It is deceptively difficult for Quakers to discuss politics.
Being left-wing, I am in near despair. Publications I trust- The Guardian, Paul Krugman in the New York Times- tell me that cutting taxes, particularly corporation tax or higher rate income tax, does not promote economic growth as Patrick Minford and Liz Truss say. I read that the new Home Secretary, Suella Braverman, will be tougher on immigration than Priti Patel was.
So it is a sad pleasure to talk of this with some Friends. Like me, they believe Liz Truss will take the wrong course on the climate crisis, the cost of living crisis, the Sterling crisis- I read a suggestion that parity with the dollar is possible- and will increase division and suffering in the country.

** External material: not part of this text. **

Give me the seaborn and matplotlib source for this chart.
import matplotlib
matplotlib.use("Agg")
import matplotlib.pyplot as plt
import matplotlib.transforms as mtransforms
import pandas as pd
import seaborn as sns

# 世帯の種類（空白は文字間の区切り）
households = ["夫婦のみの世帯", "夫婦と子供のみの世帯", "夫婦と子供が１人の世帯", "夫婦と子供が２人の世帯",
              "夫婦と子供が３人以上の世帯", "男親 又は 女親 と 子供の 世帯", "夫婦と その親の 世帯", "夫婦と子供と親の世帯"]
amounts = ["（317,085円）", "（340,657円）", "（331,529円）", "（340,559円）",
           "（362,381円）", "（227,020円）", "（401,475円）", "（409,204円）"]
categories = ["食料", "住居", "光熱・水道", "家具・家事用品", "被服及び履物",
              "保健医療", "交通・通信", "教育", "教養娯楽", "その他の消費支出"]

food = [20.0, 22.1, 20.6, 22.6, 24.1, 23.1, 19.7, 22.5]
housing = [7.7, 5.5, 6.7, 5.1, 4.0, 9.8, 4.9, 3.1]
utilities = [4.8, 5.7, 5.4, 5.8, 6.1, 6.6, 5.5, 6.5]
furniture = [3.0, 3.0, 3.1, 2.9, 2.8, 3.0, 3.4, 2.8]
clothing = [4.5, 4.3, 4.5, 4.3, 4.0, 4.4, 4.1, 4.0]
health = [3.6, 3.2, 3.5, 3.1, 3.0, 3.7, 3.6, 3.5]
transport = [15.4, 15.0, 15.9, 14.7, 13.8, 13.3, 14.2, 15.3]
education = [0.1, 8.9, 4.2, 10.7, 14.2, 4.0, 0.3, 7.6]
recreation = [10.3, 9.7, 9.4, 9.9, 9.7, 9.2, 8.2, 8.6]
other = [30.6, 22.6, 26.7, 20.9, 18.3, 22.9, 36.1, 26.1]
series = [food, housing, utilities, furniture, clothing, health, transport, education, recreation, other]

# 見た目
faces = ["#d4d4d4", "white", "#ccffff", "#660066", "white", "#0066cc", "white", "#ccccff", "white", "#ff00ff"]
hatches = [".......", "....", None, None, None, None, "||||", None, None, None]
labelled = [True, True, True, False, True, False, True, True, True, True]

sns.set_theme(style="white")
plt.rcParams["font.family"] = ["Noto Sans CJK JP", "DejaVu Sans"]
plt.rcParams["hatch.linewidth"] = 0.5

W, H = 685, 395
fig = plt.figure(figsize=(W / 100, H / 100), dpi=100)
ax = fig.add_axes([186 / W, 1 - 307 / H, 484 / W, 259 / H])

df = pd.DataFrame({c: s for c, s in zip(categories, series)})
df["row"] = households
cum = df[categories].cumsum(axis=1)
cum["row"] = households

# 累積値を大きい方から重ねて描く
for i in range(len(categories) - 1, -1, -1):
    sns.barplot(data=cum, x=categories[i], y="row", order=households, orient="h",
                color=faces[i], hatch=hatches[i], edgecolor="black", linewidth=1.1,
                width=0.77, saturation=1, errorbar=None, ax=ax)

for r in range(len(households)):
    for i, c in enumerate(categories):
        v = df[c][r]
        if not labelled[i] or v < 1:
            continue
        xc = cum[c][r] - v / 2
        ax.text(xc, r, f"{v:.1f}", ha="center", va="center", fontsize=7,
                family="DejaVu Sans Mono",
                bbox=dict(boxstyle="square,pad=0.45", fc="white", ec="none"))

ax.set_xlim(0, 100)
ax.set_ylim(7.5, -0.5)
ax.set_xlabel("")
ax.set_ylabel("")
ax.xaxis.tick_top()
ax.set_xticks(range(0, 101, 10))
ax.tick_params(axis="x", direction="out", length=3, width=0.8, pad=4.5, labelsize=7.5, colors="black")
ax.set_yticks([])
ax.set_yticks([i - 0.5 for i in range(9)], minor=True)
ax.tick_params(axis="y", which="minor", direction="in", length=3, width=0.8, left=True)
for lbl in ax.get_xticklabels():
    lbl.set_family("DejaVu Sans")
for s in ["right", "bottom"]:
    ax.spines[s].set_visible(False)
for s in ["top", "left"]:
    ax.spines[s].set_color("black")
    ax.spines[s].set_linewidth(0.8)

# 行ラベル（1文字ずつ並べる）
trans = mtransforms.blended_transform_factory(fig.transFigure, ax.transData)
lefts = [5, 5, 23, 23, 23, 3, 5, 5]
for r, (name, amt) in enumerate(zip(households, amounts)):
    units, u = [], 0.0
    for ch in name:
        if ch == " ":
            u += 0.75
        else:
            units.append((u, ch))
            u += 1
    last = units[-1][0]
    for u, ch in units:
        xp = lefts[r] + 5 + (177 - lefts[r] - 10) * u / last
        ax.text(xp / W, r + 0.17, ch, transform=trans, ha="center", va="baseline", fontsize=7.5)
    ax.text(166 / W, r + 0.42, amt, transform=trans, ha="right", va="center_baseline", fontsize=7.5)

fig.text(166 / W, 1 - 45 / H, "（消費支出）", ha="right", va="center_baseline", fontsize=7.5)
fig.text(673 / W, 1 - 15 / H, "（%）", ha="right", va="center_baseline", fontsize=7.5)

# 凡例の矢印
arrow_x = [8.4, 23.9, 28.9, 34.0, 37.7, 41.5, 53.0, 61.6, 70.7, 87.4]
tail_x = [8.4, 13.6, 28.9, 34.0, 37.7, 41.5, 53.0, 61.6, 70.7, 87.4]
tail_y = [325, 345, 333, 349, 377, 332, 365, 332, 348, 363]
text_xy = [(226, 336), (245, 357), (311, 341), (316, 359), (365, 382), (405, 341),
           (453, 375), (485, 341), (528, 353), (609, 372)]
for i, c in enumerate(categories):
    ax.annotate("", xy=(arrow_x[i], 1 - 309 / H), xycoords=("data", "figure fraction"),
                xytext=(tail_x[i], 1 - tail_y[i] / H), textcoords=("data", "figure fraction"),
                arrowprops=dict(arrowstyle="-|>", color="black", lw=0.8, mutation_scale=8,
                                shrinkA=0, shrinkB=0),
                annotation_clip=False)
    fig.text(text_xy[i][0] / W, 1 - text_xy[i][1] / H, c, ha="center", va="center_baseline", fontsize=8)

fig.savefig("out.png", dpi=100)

We say things like “I thought Boris Johnson was bad, but Liz Truss will be worse” and agreeing brings us together.
It is tempting in these conversations to say things like “The only good thing the Tories have done in twelve years is Equal Marriage”. I thought of writing that, drafting this, then thought of other things the Conservatives have done of which I approve. I must guard against hyperbole.

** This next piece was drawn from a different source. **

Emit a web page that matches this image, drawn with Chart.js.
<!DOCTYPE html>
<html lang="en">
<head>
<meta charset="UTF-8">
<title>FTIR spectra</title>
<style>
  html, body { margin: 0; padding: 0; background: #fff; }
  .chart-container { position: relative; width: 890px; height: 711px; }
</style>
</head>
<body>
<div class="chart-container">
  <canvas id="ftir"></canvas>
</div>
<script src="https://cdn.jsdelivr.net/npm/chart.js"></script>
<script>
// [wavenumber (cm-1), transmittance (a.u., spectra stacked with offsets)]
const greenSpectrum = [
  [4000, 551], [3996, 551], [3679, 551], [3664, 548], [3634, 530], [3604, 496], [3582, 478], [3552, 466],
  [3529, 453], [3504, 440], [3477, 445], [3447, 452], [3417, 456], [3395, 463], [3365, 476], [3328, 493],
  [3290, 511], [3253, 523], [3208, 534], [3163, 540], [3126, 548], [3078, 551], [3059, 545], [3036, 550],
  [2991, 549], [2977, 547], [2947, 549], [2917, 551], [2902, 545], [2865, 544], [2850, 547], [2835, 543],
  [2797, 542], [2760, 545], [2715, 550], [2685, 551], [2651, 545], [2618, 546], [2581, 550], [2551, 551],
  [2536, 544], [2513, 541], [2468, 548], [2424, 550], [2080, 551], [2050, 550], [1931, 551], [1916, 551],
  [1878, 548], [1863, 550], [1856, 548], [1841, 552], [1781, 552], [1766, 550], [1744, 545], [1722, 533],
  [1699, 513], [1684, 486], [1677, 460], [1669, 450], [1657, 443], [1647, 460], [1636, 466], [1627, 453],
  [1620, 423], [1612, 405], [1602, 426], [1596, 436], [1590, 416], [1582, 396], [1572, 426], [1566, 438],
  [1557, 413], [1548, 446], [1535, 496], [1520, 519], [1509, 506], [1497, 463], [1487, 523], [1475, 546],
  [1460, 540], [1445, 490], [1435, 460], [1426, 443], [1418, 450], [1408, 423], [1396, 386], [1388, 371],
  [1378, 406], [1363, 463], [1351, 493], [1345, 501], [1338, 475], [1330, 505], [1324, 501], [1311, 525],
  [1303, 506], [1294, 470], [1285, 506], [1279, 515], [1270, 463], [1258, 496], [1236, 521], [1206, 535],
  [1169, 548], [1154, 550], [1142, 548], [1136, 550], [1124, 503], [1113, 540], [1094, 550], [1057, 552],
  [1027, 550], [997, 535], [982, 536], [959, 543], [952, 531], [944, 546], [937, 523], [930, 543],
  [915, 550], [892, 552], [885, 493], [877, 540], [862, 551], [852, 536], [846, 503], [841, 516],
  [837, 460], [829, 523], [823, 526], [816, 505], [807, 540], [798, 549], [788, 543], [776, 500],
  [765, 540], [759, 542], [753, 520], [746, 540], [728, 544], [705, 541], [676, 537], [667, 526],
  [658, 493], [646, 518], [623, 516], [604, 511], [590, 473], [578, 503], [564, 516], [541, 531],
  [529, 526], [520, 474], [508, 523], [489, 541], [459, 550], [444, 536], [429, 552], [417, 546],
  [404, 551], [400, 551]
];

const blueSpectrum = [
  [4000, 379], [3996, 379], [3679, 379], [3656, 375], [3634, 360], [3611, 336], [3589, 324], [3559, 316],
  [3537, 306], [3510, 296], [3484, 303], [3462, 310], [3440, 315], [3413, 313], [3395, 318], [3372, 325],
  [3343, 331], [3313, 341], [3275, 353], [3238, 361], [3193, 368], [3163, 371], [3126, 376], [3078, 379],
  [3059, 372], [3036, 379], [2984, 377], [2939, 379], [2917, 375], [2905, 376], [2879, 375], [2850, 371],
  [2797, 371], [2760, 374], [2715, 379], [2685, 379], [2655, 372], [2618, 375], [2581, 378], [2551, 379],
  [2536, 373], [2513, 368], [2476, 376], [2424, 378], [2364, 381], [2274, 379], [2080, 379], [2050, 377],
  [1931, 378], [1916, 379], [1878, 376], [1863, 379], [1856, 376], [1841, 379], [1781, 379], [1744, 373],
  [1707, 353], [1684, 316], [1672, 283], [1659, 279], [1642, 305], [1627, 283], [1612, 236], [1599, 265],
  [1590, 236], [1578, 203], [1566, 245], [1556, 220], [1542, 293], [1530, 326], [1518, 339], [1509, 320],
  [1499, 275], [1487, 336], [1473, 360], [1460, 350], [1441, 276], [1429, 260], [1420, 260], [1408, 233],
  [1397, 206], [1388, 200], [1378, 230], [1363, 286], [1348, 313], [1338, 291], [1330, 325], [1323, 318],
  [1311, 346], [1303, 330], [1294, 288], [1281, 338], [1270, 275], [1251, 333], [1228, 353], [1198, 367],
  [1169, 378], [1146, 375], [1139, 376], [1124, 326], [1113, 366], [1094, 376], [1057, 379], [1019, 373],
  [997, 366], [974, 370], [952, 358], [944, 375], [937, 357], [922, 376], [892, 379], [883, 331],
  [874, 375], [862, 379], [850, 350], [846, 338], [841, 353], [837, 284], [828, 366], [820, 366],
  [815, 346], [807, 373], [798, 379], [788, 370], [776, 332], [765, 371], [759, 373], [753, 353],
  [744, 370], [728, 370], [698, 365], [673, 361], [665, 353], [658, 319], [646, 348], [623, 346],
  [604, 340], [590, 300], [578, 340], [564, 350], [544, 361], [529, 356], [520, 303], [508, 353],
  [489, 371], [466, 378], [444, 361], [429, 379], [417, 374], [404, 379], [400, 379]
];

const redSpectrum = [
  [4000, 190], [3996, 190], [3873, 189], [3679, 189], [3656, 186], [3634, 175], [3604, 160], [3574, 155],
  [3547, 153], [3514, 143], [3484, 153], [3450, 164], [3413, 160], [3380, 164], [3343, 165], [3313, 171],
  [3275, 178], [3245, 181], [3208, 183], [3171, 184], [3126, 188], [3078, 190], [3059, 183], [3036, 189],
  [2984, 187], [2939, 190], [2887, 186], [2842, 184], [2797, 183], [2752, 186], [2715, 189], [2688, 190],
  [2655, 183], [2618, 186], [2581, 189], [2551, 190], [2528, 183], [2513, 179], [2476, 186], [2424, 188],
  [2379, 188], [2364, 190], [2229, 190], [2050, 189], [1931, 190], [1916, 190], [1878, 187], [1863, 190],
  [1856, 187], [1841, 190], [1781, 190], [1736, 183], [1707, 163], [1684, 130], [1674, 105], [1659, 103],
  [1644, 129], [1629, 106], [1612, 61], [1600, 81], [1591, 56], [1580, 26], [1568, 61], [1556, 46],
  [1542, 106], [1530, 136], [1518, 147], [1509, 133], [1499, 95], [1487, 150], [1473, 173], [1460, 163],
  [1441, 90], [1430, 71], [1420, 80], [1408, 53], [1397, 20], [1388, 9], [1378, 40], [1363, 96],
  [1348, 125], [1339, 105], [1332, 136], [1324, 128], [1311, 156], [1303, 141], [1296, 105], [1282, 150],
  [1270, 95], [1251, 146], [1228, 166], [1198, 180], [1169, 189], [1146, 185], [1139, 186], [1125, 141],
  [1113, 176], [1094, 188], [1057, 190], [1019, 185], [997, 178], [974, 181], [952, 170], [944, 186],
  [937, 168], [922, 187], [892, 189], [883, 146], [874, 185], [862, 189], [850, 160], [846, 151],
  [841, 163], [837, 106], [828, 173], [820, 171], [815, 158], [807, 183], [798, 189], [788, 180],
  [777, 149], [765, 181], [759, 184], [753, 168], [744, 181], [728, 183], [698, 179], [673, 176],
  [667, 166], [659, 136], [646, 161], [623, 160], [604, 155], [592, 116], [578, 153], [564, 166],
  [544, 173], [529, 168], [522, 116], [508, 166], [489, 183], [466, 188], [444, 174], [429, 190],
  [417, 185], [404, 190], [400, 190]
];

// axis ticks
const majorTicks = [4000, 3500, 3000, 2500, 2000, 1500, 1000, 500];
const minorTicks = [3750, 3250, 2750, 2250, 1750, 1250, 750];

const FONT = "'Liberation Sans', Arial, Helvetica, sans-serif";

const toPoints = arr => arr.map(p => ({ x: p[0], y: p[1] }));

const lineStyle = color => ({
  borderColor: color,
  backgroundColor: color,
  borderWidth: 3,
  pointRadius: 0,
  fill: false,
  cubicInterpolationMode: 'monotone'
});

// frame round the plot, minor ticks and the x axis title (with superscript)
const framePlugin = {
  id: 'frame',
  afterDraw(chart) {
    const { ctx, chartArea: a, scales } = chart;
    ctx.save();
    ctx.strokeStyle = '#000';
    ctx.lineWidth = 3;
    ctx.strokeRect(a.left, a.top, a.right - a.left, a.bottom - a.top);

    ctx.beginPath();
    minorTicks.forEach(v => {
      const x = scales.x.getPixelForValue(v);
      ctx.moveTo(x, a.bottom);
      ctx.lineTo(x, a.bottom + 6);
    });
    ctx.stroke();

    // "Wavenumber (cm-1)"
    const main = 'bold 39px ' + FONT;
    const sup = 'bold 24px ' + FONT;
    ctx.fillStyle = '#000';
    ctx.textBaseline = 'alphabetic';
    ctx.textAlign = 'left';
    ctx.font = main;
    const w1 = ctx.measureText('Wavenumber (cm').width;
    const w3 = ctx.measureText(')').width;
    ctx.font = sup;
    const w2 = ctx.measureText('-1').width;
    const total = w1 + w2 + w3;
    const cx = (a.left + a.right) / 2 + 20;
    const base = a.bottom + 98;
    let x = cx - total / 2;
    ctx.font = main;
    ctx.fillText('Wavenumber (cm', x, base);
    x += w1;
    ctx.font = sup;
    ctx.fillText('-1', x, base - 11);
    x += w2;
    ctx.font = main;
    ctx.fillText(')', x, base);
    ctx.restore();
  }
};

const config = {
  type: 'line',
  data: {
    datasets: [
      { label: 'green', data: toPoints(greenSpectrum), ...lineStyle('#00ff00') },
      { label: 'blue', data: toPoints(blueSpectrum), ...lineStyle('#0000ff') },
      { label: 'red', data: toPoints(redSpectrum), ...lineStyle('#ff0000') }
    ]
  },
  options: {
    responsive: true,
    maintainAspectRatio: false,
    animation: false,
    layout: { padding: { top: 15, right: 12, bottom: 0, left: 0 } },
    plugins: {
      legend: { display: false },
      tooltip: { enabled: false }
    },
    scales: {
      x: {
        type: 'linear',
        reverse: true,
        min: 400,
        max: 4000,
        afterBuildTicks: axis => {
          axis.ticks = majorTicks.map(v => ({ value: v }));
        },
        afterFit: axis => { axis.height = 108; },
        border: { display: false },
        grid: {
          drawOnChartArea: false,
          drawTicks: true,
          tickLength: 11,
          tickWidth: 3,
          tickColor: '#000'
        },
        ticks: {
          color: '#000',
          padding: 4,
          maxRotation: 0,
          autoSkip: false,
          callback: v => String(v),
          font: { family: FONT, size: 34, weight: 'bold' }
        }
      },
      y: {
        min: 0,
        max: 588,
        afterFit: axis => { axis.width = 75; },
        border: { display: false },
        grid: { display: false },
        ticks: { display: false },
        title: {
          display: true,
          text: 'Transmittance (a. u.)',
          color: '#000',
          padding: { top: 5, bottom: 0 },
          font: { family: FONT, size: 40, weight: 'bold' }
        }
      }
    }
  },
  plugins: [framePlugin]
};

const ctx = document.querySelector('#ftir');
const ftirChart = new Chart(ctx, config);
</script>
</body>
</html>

My impression is that most Quakers are left-wing, like I am now. Our testimony to Equality seems to point that way. When I went to my first Monthly Meeting the Friends taking me said their children were in the Socialist Workers Party but their values were the same- and I thought, that’s a bit extreme. At the time, I voted Conservative. I have canvassed for the Conservative party. Perhaps it is my bias to imagine people to be like me. Perhaps it is that right-wing Quakers usually keep quiet about it. There is no one right Quakerly view of immigration, leave alone economics.
In a letter to The Friend on 4 August 2022, Deryck Hillas wrote, “Johnson is the worst prime minister in British history and we will be well rid of him”. In a reply in The Friend on 8 September, Clive Ashwin wrote, “Boris Johnson will emerge as … a great prime minister for his far-sighted and effective handling of unforeseen national problems”. For too many Friends, one at least of these opinions may set us off. We get angry, and think of all the contradictory evidence. On social media, we may start typing, delighting in our rhetorical flourishes. Face to face, I go into that kind of conversation where I am planning what to say rather than listening.
Reading the Guardian, I get a different impression from those Quakers who are Times readers. Things which seem obvious to me are not obvious to them. The risk is that if we argue, both will lose. The one with the sharper rhetoric and debating skills may have the last word, but that is a hollow victory if the other is hurt and the trust in friendship is lessened.
Speaking to a Quaker Leave-voter, I was reduced to hearing his views expressed calmly and definitely, and feeling that if I contradict him it will do neither of us any good. That was better than arguing, but there is a more excellent way.
We can each state our views, without interruption or contradiction, so that we know where each stands without attempting to contradict or persuade. Or, we can worship together and see what words will bring us together in Love. We can check our own understanding: I see my temptation to fall below “strict integrity” in what I say. Especially when disagreeing about politics I should take care to be truthful, and listen carefully when someone with a different news source gives a different perspective.
These things matter. Last winter I spent some time each day wrapped in a sleeping bag cuddling a hot water bottle. I will be colder this winter.
How can I speak the truth in Love, so that I have the best chance of being heard?
Am I better to remain silent, when speaking truth as I see it will merely divide us?
Can I properly hear people who disagree?
How can we come together in Love, to know and respect each other better?